A análise jurimétrica pode, ainda, ser utilizada para entender o tempo médio de duração de um processo.
Algo relevante para a gestão de expectativas do cliente e para o planejamento financeiro do escritório.
Inteligência artificial e jurimetria
A inteligência artificial (IA) é o verdadeiro catalisador para a jurimetria. Ela foi responsável por ampliar exponencialmente sua capacidade de análise e predição.
Enquanto a jurimetria se concentra na análise estatística de dados para identificar padrões, a IA utiliza algoritmos avançados para classificar, interpretar e fazer previsões com base nesses padrões.
Isso porque ela possui a capacidade de processar volumes de informação que seriam inviáveis para uma análise humana.
A combinação dessas tecnologias tem transformado a gestão jurídica através da automatização de análises complexas e refinamento da precisão das previsões.

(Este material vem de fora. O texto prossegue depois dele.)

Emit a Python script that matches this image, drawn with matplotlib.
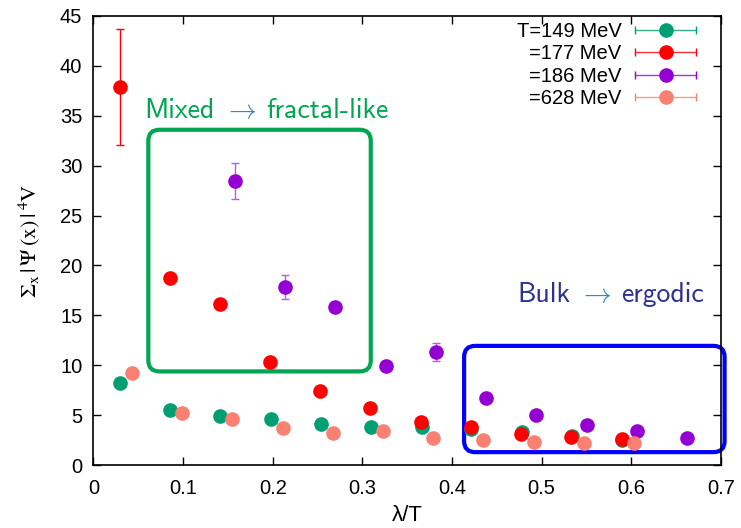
import matplotlib
matplotlib.use("Agg")
import matplotlib.pyplot as plt
from matplotlib.lines import Line2D
from matplotlib.patches import FancyBboxPatch
from matplotlib.legend_handler import HandlerBase
from matplotlib.container import ErrorbarContainer

plt.rcParams["font.family"] = ["Liberation Sans", "DejaVu Sans"]

# lambda/T positions and moments for each temperature
x_149 = [0.030, 0.0856, 0.1414, 0.198, 0.254, 0.310, 0.366, 0.421, 0.478, 0.534, 0.590]
y_149 = [8.2, 5.5, 4.95, 4.6, 4.1, 3.8, 3.8, 3.6, 3.35, 2.9, 2.55]

x_177 = [0.030, 0.085, 0.141, 0.197, 0.253, 0.309, 0.365, 0.421, 0.477, 0.533, 0.590]
y_177 = [37.9, 18.76, 16.15, 10.3, 7.37, 5.7, 4.35, 3.85, 3.1, 2.8, 2.6]
e_177 = [5.8, 0, 0, 0, 0, 0, 0, 0, 0, 0, 0]

x_186 = [0.158, 0.214, 0.270, 0.326, 0.382, 0.438, 0.494, 0.550, 0.606, 0.662]
y_186 = [28.5, 17.86, 15.8, 9.88, 11.36, 6.67, 5.06, 4.0, 3.45, 2.68]
e_186 = [1.8, 1.2, 0, 0, 0.9, 0, 0, 0, 0, 0]

x_628 = [0.043, 0.099, 0.155, 0.211, 0.267, 0.323, 0.379, 0.435, 0.491, 0.547, 0.603]
y_628 = [9.2, 5.2, 4.62, 3.75, 3.25, 3.4, 2.68, 2.5, 2.28, 2.18, 2.25]

labels = ["T=149 MeV", "=177 MeV", "=186 MeV", "=628 MeV"]
colors = ["#009e73", "#ff0000", "#9400d3", "#fa8072"]

x_ticks = [0, 0.1, 0.2, 0.3, 0.4, 0.5, 0.6, 0.7]
x_ticklabels = ["0", "0.1", "0.2", "0.3", "0.4", "0.5", "0.6", "0.7"]
y_ticks = [0, 5, 10, 15, 20, 25, 30, 35, 40, 45]

fig = plt.figure(figsize=(7.41, 5.28), dpi=100)
ax = fig.add_axes([0.126, 0.1193, 0.847, 0.8504])
ax.set_xlim(0, 0.7)
ax.set_ylim(0, 45)

series = [
    (x_149, y_149, None),
    (x_177, y_177, e_177),
    (x_186, y_186, e_186),
    (x_628, y_628, None),
]
handles = []
for (xs, ys, es), c, lab in zip(series, colors, labels):
    ecol = c if c != "#9400d3" else "#b060e0"
    h = ax.errorbar(xs, ys, yerr=es, fmt="o", ms=9.5, color=c, mec=c,
                    ecolor=ecol, elinewidth=1.0, capsize=3.2, capthick=1.0,
                    label=lab)
    handles.append(h)


class CappedLineHandler(HandlerBase):
    """Horizontal error-bar style key: line with end caps and a dot."""

    def create_artists(self, legend, orig_handle, xdescent, ydescent,
                       width, height, fontsize, trans):
        c = orig_handle.lines[0].get_color()
        y = (height - ydescent) / 2.0
        x0, x1 = -xdescent, -xdescent + width
        line = Line2D([x0, x1], [y, y], color=c, lw=1.0, alpha=0.8)
        caps = Line2D([x0, x1], [y, y], ls="none", marker="|", ms=6,
                      mew=1.0, color=c)
        dot = Line2D([(x0 + x1) / 2], [y], ls="none", marker="o", ms=9.5,
                     color=c)
        for a in (line, caps, dot):
            a.set_transform(trans)
        return [line, caps, dot]


ax.legend(handles=handles, labels=labels, loc="upper right",
          bbox_to_anchor=(0.960, 0.987), frameon=False, markerfirst=False,
          fontsize=14.5, handlelength=3.0, handletextpad=0.7,
          labelspacing=0.17, borderpad=0, borderaxespad=0,
          handler_map={ErrorbarContainer: CappedLineHandler()})

ax.set_xticks(x_ticks)
ax.set_xticklabels(x_ticklabels)
ax.set_yticks(y_ticks)
ax.tick_params(direction="in", length=6, width=1, top=True, right=True,
               labelsize=14.5)
ax.tick_params(axis="x", pad=10)
ax.tick_params(axis="y", pad=8)
for s in ax.spines.values():
    s.set_linewidth(1.2)

ax.set_xlabel("λ/T", fontsize=16, labelpad=5)
ax.set_ylabel(r"$\Sigma_{\mathrm{x}}\,|\,\Psi\,(\mathrm{x})\,|\,^{4}\mathrm{V}$",
              fontsize=16, math_fontfamily="stix", labelpad=12)

# rounded regions, corners kept circular on screen
bbox_ax = ax.get_position()
px_x = bbox_ax.width * 741 / 0.7
px_y = bbox_ax.height * 528 / 45.0
aspect = px_x / px_y
radius = 11.0 / px_x


def region(x0, y0, x1, y1, color):
    p = FancyBboxPatch((x0, y0), x1 - x0, y1 - y0,
                       boxstyle=f"round,pad=0,rounding_size={radius}",
                       mutation_aspect=aspect, fill=False, ec=color, lw=3.0,
                       transform=ax.transData, clip_on=False, zorder=1)
    ax.add_patch(p)


region(0.0613, 9.38, 0.3094, 33.6, "#00a651")
region(0.4135, 1.29, 0.704, 11.94, "#0000ff")


def phrase(x, y, parts, size):
    t = ax.text(x, y, parts[0][0], color=parts[0][1], fontsize=size,
                family="cmss10", va="baseline", ha="left")
    for s, c, gap, fam in parts[1:]:
        kw = {}
        if fam == "math":
            kw["math_fontfamily"] = "cm"
        else:
            kw["family"] = fam
        t = ax.annotate(s, xy=(1, y), xycoords=(t, "data"),
                        xytext=(gap, 0), textcoords="offset points",
                        color=c, fontsize=size, va="baseline", ha="left",
                        **kw)


arrow_c = "#2f7fc8"
phrase(0.0570, 34.74,
       [("Mixed", "#00a651"),
        (r"$\rightarrow$", arrow_c, 6.5, "math"),
        ("fractal-like", "#00a651", 7, "cmss10")], 20)
phrase(0.473, 16.35,
       [("Bulk", "#2e3192"),
        (r"$\rightarrow$", arrow_c, 6, "math"),
        ("ergodic", "#2e3192", 7, "cmss10")], 20)

fig.savefig("out.png", dpi=100)
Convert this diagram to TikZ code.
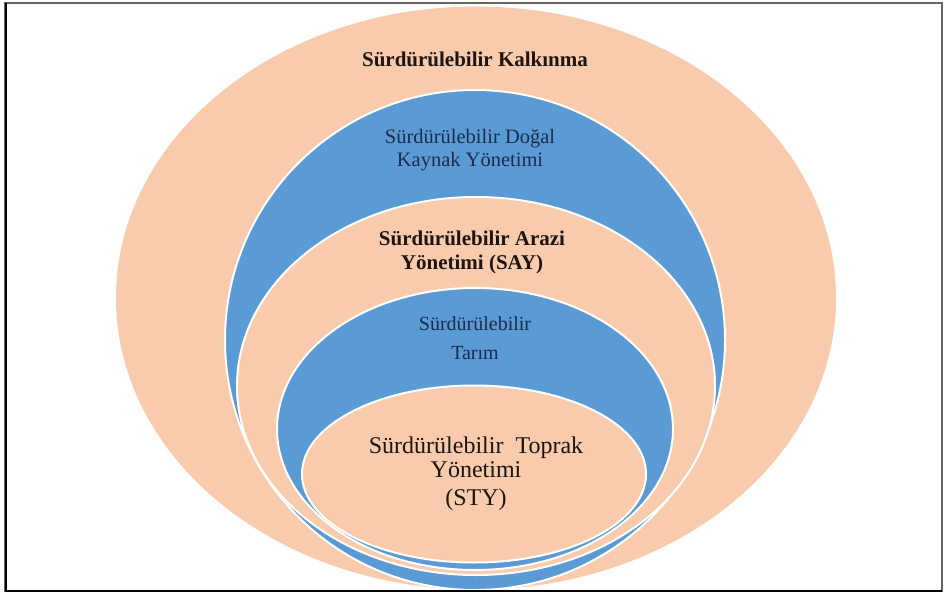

Sistemas de IA, em especial os que utilizam aprendizado de máquina (machine learning), são treinados com vastos conjuntos de dados jurídicos, como decisões, petições e legislações.
A partir disso, os algoritmos aprendem a identificar padrões e a realizar tarefas como a classificação automática de documentos; a extração de informações-chave de contratos; e a predição de desfechos processuais.
Ferramentas de análise preditiva podem, por exemplo, antecipar o resultado de um litígio com base em precedentes e no perfil de decisões de um juiz.
A IA também otimiza a pesquisa jurídica: algoritmos de processamento de linguagem natural (PLN) são capazes de analisar documentos complexos, como acórdãos e peças processuais, e extrair as informações mais relevantes em segundos.
Tarefa que pode levar meses se realizada por uma equipe de advogados.
Projetos como o “Victor”, desenvolvido em parceria entre a Universidade de Brasília (UnB) e o Supremo Tribunal Federal (STF), utilizam IA para ler e analisar processos, agilizando a análise de admissibilidade de recursos.
Isso tudo quer dizer que o futuro da jurimetria está intrinsecamente ligado à evolução da inteligência artificial. E a tendência é que a integração cada vez maior dessas tecnologias, resulte em ferramentas mais sofisticadas e acessíveis aos advogados.